-------- Dataset entries --------
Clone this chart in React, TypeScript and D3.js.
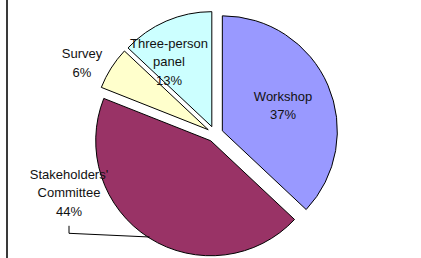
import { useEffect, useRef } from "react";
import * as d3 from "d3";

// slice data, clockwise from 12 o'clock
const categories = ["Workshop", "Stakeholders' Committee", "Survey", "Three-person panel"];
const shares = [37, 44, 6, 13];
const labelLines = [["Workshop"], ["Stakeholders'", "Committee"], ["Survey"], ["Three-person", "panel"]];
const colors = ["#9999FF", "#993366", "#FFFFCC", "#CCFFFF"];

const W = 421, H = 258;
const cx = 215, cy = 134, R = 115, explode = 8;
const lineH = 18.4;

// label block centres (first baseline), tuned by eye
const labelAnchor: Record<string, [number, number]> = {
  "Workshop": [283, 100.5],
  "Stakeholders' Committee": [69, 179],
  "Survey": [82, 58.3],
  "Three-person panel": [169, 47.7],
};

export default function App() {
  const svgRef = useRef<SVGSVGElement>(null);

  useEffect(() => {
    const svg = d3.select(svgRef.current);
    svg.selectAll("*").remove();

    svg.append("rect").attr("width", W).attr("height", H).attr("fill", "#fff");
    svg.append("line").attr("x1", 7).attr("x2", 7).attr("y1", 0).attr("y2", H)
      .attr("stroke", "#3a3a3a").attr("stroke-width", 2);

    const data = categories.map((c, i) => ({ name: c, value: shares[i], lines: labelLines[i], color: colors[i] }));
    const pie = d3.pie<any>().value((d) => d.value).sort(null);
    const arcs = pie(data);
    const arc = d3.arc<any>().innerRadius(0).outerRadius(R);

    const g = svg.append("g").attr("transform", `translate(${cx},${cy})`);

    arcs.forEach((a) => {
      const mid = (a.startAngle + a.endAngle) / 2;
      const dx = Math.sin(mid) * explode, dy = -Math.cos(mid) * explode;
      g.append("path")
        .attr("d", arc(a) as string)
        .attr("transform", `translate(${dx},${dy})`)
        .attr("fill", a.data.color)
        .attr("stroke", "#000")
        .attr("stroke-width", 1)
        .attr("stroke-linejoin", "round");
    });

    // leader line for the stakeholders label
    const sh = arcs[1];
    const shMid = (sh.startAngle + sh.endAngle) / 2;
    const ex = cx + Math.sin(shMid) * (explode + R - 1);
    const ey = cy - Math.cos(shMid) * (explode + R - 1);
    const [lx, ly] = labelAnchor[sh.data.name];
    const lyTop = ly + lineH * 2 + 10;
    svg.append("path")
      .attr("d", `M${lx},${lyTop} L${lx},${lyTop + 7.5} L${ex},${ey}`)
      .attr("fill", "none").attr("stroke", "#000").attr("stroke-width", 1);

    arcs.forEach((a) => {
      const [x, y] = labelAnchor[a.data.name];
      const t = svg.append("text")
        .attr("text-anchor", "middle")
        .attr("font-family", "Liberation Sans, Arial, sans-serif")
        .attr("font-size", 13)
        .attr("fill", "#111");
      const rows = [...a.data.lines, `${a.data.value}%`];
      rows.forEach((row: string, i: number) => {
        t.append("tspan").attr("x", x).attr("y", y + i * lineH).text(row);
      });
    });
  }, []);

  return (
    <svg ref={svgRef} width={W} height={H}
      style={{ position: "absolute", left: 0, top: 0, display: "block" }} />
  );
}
--------
-------- Dataset entries --------
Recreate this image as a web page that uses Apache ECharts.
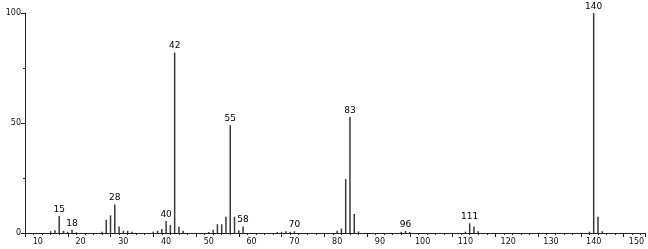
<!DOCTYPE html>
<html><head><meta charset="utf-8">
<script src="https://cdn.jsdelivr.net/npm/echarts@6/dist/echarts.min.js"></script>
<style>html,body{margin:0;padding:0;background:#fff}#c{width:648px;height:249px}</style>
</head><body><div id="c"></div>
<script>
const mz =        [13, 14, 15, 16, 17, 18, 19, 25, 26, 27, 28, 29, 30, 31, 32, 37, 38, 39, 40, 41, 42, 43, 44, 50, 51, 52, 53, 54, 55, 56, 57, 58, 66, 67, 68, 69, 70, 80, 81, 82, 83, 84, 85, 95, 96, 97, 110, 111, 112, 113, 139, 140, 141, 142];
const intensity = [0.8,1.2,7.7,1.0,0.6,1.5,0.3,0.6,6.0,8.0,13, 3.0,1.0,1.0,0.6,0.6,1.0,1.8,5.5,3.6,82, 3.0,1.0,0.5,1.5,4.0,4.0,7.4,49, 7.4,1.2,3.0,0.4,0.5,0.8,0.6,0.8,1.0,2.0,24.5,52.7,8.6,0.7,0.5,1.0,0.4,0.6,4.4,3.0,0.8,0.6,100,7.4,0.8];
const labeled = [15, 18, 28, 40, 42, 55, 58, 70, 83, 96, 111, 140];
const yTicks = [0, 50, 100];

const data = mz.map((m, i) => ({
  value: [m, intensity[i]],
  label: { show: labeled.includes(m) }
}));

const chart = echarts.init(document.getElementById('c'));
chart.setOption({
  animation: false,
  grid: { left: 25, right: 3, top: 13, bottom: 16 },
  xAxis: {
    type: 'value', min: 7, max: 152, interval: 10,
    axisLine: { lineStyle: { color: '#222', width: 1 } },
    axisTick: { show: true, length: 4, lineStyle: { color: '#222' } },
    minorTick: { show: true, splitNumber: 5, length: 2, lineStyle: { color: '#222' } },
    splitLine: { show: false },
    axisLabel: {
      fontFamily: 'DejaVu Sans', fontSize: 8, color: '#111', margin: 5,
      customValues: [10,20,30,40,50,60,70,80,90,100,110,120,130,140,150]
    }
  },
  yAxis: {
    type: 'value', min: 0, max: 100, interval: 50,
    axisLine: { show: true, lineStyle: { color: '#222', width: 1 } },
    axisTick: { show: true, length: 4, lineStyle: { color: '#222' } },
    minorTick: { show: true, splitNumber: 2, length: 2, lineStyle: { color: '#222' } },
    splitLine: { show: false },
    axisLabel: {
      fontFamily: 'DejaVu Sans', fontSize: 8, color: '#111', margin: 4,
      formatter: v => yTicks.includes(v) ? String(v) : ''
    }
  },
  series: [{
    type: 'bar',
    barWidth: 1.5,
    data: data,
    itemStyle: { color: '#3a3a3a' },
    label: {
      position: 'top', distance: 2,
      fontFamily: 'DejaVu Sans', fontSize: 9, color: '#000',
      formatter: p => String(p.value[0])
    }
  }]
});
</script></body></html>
--------
-------- Dataset entries --------
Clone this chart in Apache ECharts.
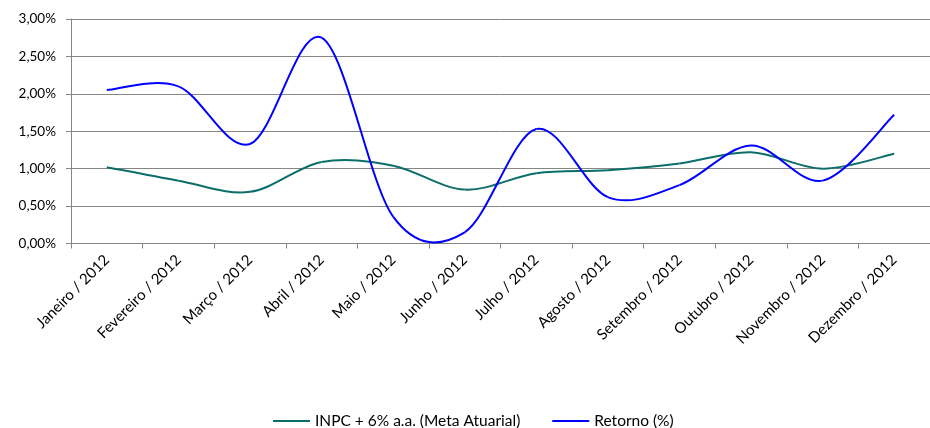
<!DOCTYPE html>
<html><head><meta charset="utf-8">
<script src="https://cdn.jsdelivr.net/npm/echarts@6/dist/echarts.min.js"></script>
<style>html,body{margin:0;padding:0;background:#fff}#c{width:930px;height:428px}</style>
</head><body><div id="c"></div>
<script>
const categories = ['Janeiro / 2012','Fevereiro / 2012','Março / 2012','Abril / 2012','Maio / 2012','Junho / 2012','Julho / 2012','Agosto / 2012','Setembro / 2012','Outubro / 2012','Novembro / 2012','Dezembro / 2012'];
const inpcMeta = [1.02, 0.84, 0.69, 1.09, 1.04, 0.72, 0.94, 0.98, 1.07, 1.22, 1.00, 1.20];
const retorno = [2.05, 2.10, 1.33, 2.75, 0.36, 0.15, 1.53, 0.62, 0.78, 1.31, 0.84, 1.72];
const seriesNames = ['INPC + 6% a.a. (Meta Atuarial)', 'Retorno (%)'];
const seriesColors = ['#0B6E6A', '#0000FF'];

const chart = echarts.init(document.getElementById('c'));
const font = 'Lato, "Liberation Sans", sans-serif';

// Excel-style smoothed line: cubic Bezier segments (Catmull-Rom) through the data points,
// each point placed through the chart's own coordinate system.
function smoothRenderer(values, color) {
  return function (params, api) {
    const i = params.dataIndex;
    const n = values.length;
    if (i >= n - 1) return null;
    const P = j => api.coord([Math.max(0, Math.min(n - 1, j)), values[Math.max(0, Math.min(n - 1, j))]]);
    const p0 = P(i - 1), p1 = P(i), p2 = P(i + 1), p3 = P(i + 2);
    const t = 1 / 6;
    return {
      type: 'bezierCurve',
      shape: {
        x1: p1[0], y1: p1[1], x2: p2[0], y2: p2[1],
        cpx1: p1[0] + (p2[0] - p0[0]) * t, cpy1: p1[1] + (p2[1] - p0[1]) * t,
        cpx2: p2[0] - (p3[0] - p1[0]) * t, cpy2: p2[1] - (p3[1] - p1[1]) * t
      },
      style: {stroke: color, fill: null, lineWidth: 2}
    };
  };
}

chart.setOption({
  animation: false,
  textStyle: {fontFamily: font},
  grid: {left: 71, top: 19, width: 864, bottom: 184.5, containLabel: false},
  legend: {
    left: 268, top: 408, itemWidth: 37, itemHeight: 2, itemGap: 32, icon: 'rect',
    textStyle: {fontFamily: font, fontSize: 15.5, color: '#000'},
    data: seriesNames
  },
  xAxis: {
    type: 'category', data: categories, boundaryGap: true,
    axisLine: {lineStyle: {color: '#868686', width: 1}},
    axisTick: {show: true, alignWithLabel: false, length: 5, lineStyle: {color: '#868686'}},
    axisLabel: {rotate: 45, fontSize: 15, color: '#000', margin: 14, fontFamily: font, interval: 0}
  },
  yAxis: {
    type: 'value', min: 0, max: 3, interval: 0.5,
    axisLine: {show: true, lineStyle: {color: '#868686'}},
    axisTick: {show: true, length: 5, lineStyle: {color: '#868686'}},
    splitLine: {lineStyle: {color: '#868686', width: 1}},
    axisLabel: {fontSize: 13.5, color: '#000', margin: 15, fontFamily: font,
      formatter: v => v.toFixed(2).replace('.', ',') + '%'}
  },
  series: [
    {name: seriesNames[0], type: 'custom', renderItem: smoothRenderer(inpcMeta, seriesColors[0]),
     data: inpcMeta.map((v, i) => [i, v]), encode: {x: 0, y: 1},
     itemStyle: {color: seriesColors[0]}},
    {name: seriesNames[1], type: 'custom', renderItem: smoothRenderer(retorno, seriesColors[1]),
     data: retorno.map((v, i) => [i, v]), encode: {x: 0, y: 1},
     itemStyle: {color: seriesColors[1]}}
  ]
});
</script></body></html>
--------
## Problem description
Give again, word for word, the lines from the one that contains "Clone this chart in React, TypeScript" to the one that contains "import * as", both included. Omit the pictures.

## Complete output
Clone this chart in React, TypeScript and D3.js.
import { useEffect, useRef } from "react";
import * as d3 from "d3";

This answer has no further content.